Navegar por el universo de la información, cada vez sometido a una mayor expansión, requiere un esfuerzo de selección para fijar nuestra credibilidad en una noticia o en una opinión. La objetividad y la independencia han desaparecido del panorama que nos ofrecen los medios. Luego están los argumentarios de las organizaciones políticas que tienden a uniformar el pensamiento de los ciudadanos en un sentido o en otro, dependiendo de donde caigan sus simpatías, sus debilidades o sus influencias.
A mí me supone un doble sacrificio la lectura porque me obliga a estar alerta ante su fiabilidad, de forma que a veces tengo que analizar el currículo del autor para interpretar adecuadamente lo que escribe.

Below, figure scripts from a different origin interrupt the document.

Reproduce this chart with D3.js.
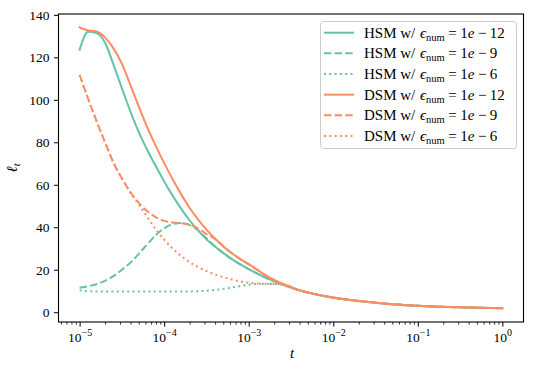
<!DOCTYPE html>
<html><head><meta charset="utf-8">
<script src="https://cdn.jsdelivr.net/npm/d3@7"></script>
<style>body{margin:0;background:#fff}svg{display:block}text{font-family:"Liberation Serif","DejaVu Serif",serif;fill:#000}</style>
</head><body><svg id="c" width="534" height="372"></svg>
<script>
// x positions: exponents of t
const logT = [-5,-4.9,-4.8,-4.7,-4.6,-4.5,-4.4,-4.3,-4.2,-4.1,-4.0,-3.9,-3.8,-3.7,-3.6,-3.5,-3.4,-3.3,-3.2,-3.1,-3.0,-2.8,-2.6,-2.4,-2.2,-2.0,-1.75,-1.5,-1.25,-1.0,-0.75,-0.5,-0.25,0];
const hsm12 = [123.6,132.0,131.4,127.0,116.6,105.4,94.6,84.8,76.4,68.8,61.6,54.9,48.8,43.3,38.5,34.4,30.9,27.8,25.0,22.5,20.3,16.3,13.0,10.3,8.35,6.85,5.5,4.5,3.6,3.0,2.6,2.3,2.05,1.9];
const hsm9  = [11.5,12.2,13.2,14.8,17.0,20.0,23.3,27.5,32.0,36.3,39.5,41.5,42.0,41.0,38.6,34.8,31.1,27.9,25.0,22.5,20.3,16.3,13.0,10.3,8.35,6.85,5.5,4.5,3.6,3.0,2.6,2.3,2.05,1.9];
const hsm6  = [10.3,9.9,9.8,9.8,9.8,9.8,9.8,9.8,9.8,9.8,9.8,9.8,9.8,9.8,9.9,10.1,10.5,11.0,11.6,12.3,12.9,13.4,13.0,10.3,8.35,6.85,5.5,4.5,3.6,3.0,2.6,2.3,2.05,1.9];
const dsm12 = [134.1,132.7,132.2,129.4,124.2,117.0,107.0,96.8,87.0,78.3,70.2,62.6,55.6,49.2,43.7,38.9,34.7,31.0,27.8,25.0,22.6,17.4,13.3,10.4,8.4,6.9,5.5,4.5,3.6,3.0,2.6,2.3,2.05,1.9];
const dsm9  = [111.7,100.5,90.0,80.0,70.5,63.0,56.5,51.5,47.5,44.8,43.0,42.2,41.9,41.3,39.5,36.8,34.5,31.0,27.8,25.0,22.6,17.4,13.3,10.4,8.4,6.9,5.5,4.5,3.6,3.0,2.6,2.3,2.05,1.9];
const dsm6  = [111.7,100.5,90.0,80.0,70.5,63.0,56.3,50.7,44.8,39.1,34.2,30.0,26.5,23.6,21.3,19.4,17.8,16.5,15.4,14.5,13.9,13.4,13.2,10.4,8.4,6.9,5.5,4.5,3.6,3.0,2.6,2.3,2.05,1.9];
const seriesNames = ["HSM","HSM","HSM","DSM","DSM","DSM"];
const epsLabels = ["12","9","6","12","9","6"];
const yTicks = [0,20,40,60,80,100,120,140];
const xTickExps = [-5,-4,-3,-2,-1,0];

const svg = d3.select("#c");
const L=58.5,R=523.5,T=14,B=322;
const x = d3.scaleLog().domain([Math.pow(10,-5.25),Math.pow(10,0.25)]).range([L,R]);
const y = d3.scaleLinear().domain([-4.6,140.4]).range([B,T]);

const colors = {HSM:"#66c2a5", DSM:"#fc8d62"};
const dashes = ["none","7.4,3.2","2,3.3"];
const all = [hsm12,hsm9,hsm6,dsm12,dsm9,dsm6];

const plot = svg.append("g");
const line = d3.line().x(d=>x(d[0])).y(d=>y(d[1])).curve(d3.curveMonotoneX);
all.forEach((vals,i)=>{
  const pts = logT.map((e,j)=>[Math.pow(10,e), vals[j]]);
  plot.append("path").datum(pts).attr("d",line).attr("fill","none")
    .attr("stroke",colors[seriesNames[i]]).attr("stroke-width",2)
    .attr("stroke-dasharray",dashes[i%3]).attr("stroke-linecap", i%3===0?"square":"butt");
});

// axes
const yAxis = svg.append("g").attr("transform",`translate(${L},0)`)
  .call(d3.axisLeft(y).tickValues(yTicks).tickSize(4.6).tickPadding(4.4).tickFormat(d3.format("d")));
yAxis.select(".domain").remove();
yAxis.selectAll("text").attr("font-size",13.5).attr("dy","0.34em");
yAxis.selectAll("line").attr("stroke-width",1);

const majors = xTickExps.map(e=>Math.pow(10,e));
const minors = [];
for(let e=-6;e<=0;e++) for(let m=2;m<=9;m++){const v=m*Math.pow(10,e); if(v>=x.domain()[0]&&v<=x.domain()[1]) minors.push(v);}
const xMinor = svg.append("g").attr("transform",`translate(0,${B})`)
  .call(d3.axisBottom(x).tickValues(minors).tickSize(2.6).tickFormat(""));
xMinor.select(".domain").remove();
xMinor.selectAll("line").attr("stroke-width",0.8);
const xAxis = svg.append("g").attr("transform",`translate(0,${B})`)
  .call(d3.axisBottom(x).tickValues(majors).tickSize(4.6).tickFormat(""));
xAxis.select(".domain").remove();
xAxis.selectAll("line").attr("stroke-width",1);
xAxis.selectAll(".tick").each(function(d,i){
  const t = d3.select(this).append("text").attr("y",19.5).attr("text-anchor","middle").attr("font-size",13.5);
  t.append("tspan").text("10");
  t.append("tspan").attr("dy",-5.5).attr("font-size",10).text(xTickExps[i]===0?"0":"\u2212"+Math.abs(xTickExps[i]));
});

// frame
svg.append("rect").attr("x",L).attr("y",T).attr("width",R-L).attr("height",B-T)
  .attr("fill","none").attr("stroke","#000").attr("stroke-width",1.1);

// axis labels
svg.append("text").attr("x",(L+R)/2+1).attr("y",358).attr("text-anchor","middle")
  .attr("font-size",15).attr("font-style","italic").text("t");
const yl = svg.append("text").attr("transform",`translate(17,${(T+B)/2}) rotate(-90)`).attr("text-anchor","middle").attr("font-size",15);
yl.append("tspan").attr("font-style","italic").text("\u2113");
yl.append("tspan").attr("font-style","italic").attr("font-size",10.5).attr("dy",3).text("t");

// legend
const lg = svg.append("g");
lg.append("rect").attr("x",320.5).attr("y",21.5).attr("width",196).attr("height",127).attr("rx",3)
  .attr("fill","#fff").attr("fill-opacity",0.8).attr("stroke","#cccccc").attr("stroke-width",1);
all.forEach((v,i)=>{
  const cy = 32.7 + i*20.65;
  lg.append("line").attr("x1",324).attr("x2",354).attr("y1",cy).attr("y2",cy)
    .attr("stroke",colors[seriesNames[i]]).attr("stroke-width",2).attr("stroke-dasharray",dashes[i%3]);
  const t = lg.append("text").attr("x",364).attr("y",cy+5).attr("font-size",15);
  t.append("tspan").text(seriesNames[i]+" w/ ");
  t.append("tspan").attr("font-style","italic").attr("dx",1).text("\u03f5");
  t.append("tspan").attr("font-size",10.5).attr("dy",3).text("num");
  t.append("tspan").attr("dy",-3).attr("dx",3.5).text("=");
  t.append("tspan").attr("dx",3.5).text("1");
  t.append("tspan").attr("font-style","italic").text("e");
  t.append("tspan").attr("dx",3.5).text("\u2212");
  t.append("tspan").attr("dx",3.5).text(epsLabels[i]);
});
</script></body></html>
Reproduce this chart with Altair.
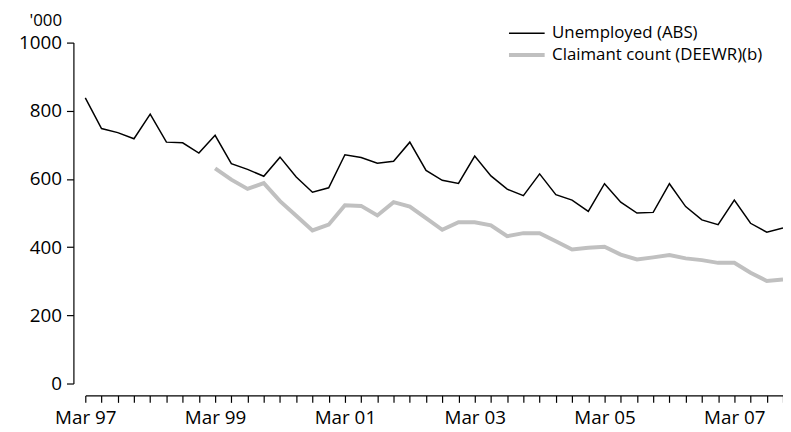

Hay algunos que van como camicaces, a pecho descubierto, pareciendo una vanguardia suicida que ataca a bayoneta calada, sin reparo de ninguna clase. Estos no son peligrosos. Son conocidos por todos, perfectamente identificables y sus actuaciones abiertamente previsibles. Lo malo es cuando se esconden tras un disfraz de objetividad y acaban, igual que los demás, en la tergiversación de los hechos. Suelen salir en andanadas, respondiendo a las actuaciones que el cálculo político sitúa en la primera plana de los periódicos. Con la misma inmediatez con que lo hacen, desaparecen, porque el clarín que marca las órdenes dicta que ya el tiempo de la noticia ha pasado y conviene hablar de otra cosa.
Es complicado vivir en un país que intenta establecer el pensamiento único y la información única, descalificando a todo lo que no coincida con la oficialidad de los acontecimientos. El camino de selección es arduo y a mí me resulta tan enrevesado como analizar los 65 millones de folios donde caben los audios de Koldo. Por eso no tengo más remedio que recurrir a la intuición para deducir dónde se encuentra la verdad, y en ningún caso me siento seguro de encontrarla. Esta sensación, tomada en verano, nos inclina al pasotismo, a la búsqueda de una paz basada en el no intervencionismo, contemplando desde la grada cómo otros se pegan en una batalla inútil.
Ya no sé quién tiene razón y quién no. Tampoco sé si los títulos sirven para algo, a la vista de cómo se aplica la deontología a que obligan, trocada en servilismo. Los medios nombran a los defensores del lector, pero yo creo que es como la “ecopublicidad”, a la que le basta con decir que un producto es amigo de la naturaleza para que la gente se lo crea. Vivimos un mundo dominado por fuerzas ocultas, en medio de una maraña de cientos de miles de millones de datos que retratan nuestra condición más simple. A conveniencia de eso se fabrican las informaciones. Algunas nos calman y otras nos estremecen, todo en función de cómo nos sintamos identificados con ellas, igual que en el horóscopo. A veces me siento tentado de someterme a la soledad del aislamiento, metiéndome en una campana, o subiéndome a una columna de dieciséis metros, como Simeón el Estilita.